In this July 2024 guidance (“July Guidance”), the USPTO includes three new examples with additional analyses under 35 § U.S.C. 101 of hypothetical claims to address particular inquiries, such as whether a claim recites an abstract idea or whether a claim integrates the abstract idea into a practical application.
Sections I and II of the July Guidance provide background on these issues and prior PTO guidance. Section III of the July Guidance provides an update on certain areas of the USPTO’s subject matter eligibility guidance that are particularly relevant to AI inventions, including: (1) whether a claim recites an abstract idea (at Step 2A, Prong One of the USPTO’s subject matter eligibility analysis); and (2) whether a claim integrates a recited judicial exception into a practical application because the claimed invention improves the functioning of a computer or another technology or technical field (at Step 2A, Prong Two of the USPTO’s subject matter eligibility analysis). Section IV of the July Guidance addresses AI-assisted inventions.
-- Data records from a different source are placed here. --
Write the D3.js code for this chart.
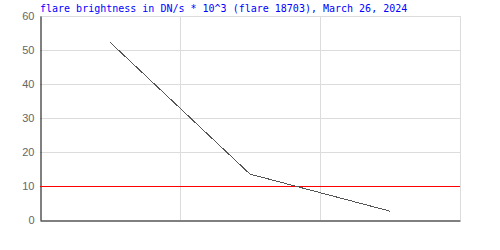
<!DOCTYPE html>
<html>
<head>
<meta charset="utf-8">
<script src="https://cdn.jsdelivr.net/npm/d3@7"></script>
<style>
  body { margin: 0; background: #fff; }
  svg { display: block; }
</style>
</head>
<body>
<div id="chart"></div>
<script>
const titleText = "flare brightness in DN/s * 10^3 (flare 18703), March 26, 2024";
// sample positions (in grid intervals) and brightness values
const samples = [0.5, 1.5, 2.5];
const brightness = [52.3, 13.5, 2.6];
const threshold = [10];
const yTicks = [0, 10, 20, 30, 40, 50, 60];
const xGrid = [1, 2, 3];

const W = 500, H = 250;
const margin = {top: 16, right: 40, bottom: 30, left: 40};

const svg = d3.select("#chart").append("svg")
  .attr("width", W)
  .attr("height", H);

const x = d3.scaleLinear().domain([0, 3]).range([margin.left, W - margin.right]);
const y = d3.scaleLinear().domain([0, 60]).range([H - margin.bottom, margin.top]);

// grid
svg.append("g")
  .selectAll("line.h")
  .data(yTicks.filter(d => d > 0))
  .enter().append("line")
  .attr("x1", x(0)).attr("x2", x(3))
  .attr("y1", d => Math.round(y(d)) + 0.5)
  .attr("y2", d => Math.round(y(d)) + 0.5)
  .attr("stroke", "#dcdcdc");

svg.append("g")
  .selectAll("line.v")
  .data(xGrid)
  .enter().append("line")
  .attr("x1", d => Math.round(x(d)) + 0.5)
  .attr("x2", d => Math.round(x(d)) + 0.5)
  .attr("y1", y(60)).attr("y2", y(0))
  .attr("stroke", "#dcdcdc");

// y labels
const yAxis = d3.axisLeft(y).tickValues(yTicks).tickSize(0).tickPadding(6);
const ya = svg.append("g")
  .attr("transform", "translate(" + (margin.left + 0.5) + ",0)")
  .call(yAxis);
ya.select(".domain").attr("stroke", "#000");
ya.selectAll("text")
  .attr("fill", "#666")
  .style("font-family", "Liberation Sans, Arial, sans-serif")
  .style("font-size", "11px");

// x axis line
const xa = svg.append("g")
  .attr("transform", "translate(0," + (y(0) + 0.5) + ")")
  .call(d3.axisBottom(x).tickValues([]).tickSize(0));
xa.select(".domain").attr("stroke", "#000");

// threshold
svg.selectAll("line.thr")
  .data(threshold)
  .enter().append("line")
  .attr("x1", x(0)).attr("x2", x(3))
  .attr("y1", d => Math.round(y(d)) + 0.5)
  .attr("y2", d => Math.round(y(d)) + 0.5)
  .attr("stroke", "#ff0000");

// data line
const line = d3.line()
  .x((d, i) => x(samples[i]))
  .y(d => y(d));

svg.append("path")
  .datum(brightness)
  .attr("d", line)
  .attr("fill", "none")
  .attr("stroke", "#555")
  .attr("stroke-width", 1)
  .attr("shape-rendering", "crispEdges");

// title
svg.append("text")
  .attr("x", margin.left)
  .attr("y", 12)
  .attr("fill", "#0000ff")
  .style("font-family", "DejaVu Sans Mono, monospace")
  .style("font-size", "10px")
  .text(titleText);
</script>
</body>
</html>
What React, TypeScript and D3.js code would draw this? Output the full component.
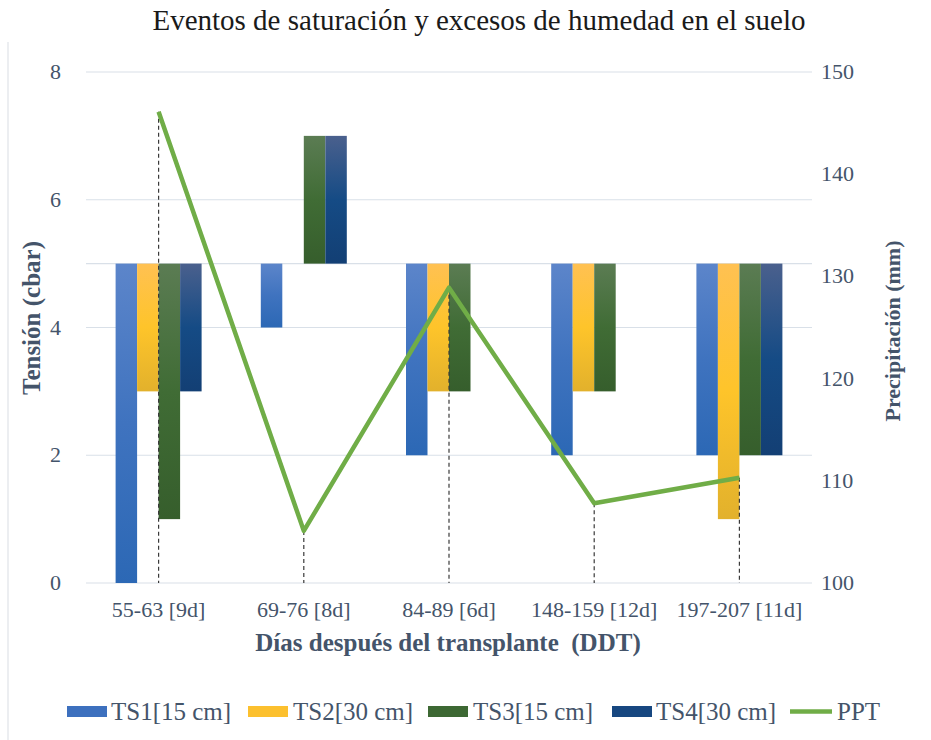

Section V addressed the three new Examples (47-49), which are intended to assist examiners in applying the USPTO’s subject matter eligibility guidance to AI inventions during the patent examination process.
Example 47 illustrates the application of the eligibility analysis to claims that recite limitations specific to AI, particularly the use of an artificial neural network to identify or detect anomalies. Example 48 illustrates the application of the eligibility analysis to claims that recite AI-based methods of analyzing speech signals and separating desired speech from extraneous or background speech. Example 49 illustrates the analysis of method claims reciting an AI model that is designed to assist in personalizing medical treatment to the individual characteristics of a particular patient.
It is helpful for the PTO to continue to issue guidance like this and we will continue to monitor further developments.